Transcoding performance, GPU encoding, temperature
- Plex supports hardware acceleration of video transcoding but it requires you be a paying subscriber, which I’m not.
- I think general Linux hardware support for video encoding is enabled via libva but it’s complicated. I got as far as verifying with vainfo that it can use “Intel i965 driver for Intel(R) Kaby Lake – 2.1.0”. I didn’t test ffmpeg, that would be the next thing to do.
- With software encoding Plex converts 1080p HEVC to 1080p H.264 just fine. It bursts up to 400% CPU at the start and then seems to settle down around 180% CPU. Fine for a single stream, wouldn’t work for 10.
- CPU temperatures when transcoding vary from +50.0°C to +78.0°C. The fan is definitely running but is not very loud at all, I’d be fine with it sitting on my desk.
- I don’t have my power meter but this review says the machine takes 13-50W.
So I need a new media server for home for music files and Plex. My friends over at daily.co have had good luck with Intel NUCs, so I’m going to give that a try. Running Linux of course.
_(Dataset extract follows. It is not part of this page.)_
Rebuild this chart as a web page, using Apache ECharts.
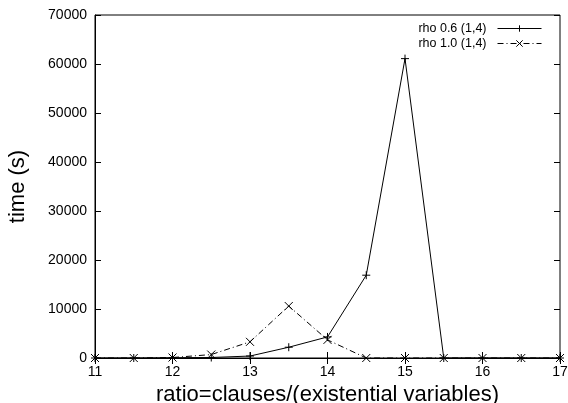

I do sometimes use it as a generic Unix system and server for other things, but it’s not for heavy duty computation.
- $343 Intel NUC7i5BNH
The main system, based on an i5-7260U. This one is the “tall” version with room for an extra internal 2.5″ drive.
$163 16GB of DDR4-2133 RAM, Corsair CMK16GX4M2A2133C13
FAIL. This is desktop RAM and will not fit in the NUC.
- $190 16GB of SODIMM DDR4-2133 RAM, HyperX HX421S13IB2K2/16
16GB may be overkill, but I like RAM. Also this is remarkably low latency ram (CL 13). $90 for 8GB of Crucial RAM is probably just fine.
- $108 256GB SSD, Samsung 970 EVO
The current hotness in SSDs for the operating system.
- $50 1TB 2.5″ hard drive, WD Blue
A cheap internal drive for media files. Could be bigger or faster but I don’t need it. I think the NUC is limited to 9.5mm high drives.
Total without tax is $690. FWIW Apple’s similar system is $700 for a slightly faster CPU but no SSD and only 8GB of RAM. So I’d put the Apple tax at about $120 which isn’t that bad when you think about it.
I’m a little bummed that Intel hasn’t updated this NUC in awhile; this model was first sold a year and a half ago. But nothing really important has changed in the intervening time, and there’s something to be said for a tried-and-true system.
One confusing thing; Intel is also selling NUCs with “16GB of Optane memory installed”. This is not system RAM. Optane is more of a cache for the hard drive. There’s no Linux support and anyway I’m going with a real SSD.
I’m going to build this myself. A reasonable alternative would be to get a System76 Meerkat, a rebranded NUC where they do the installation work for you. A similar system from them is about $1000.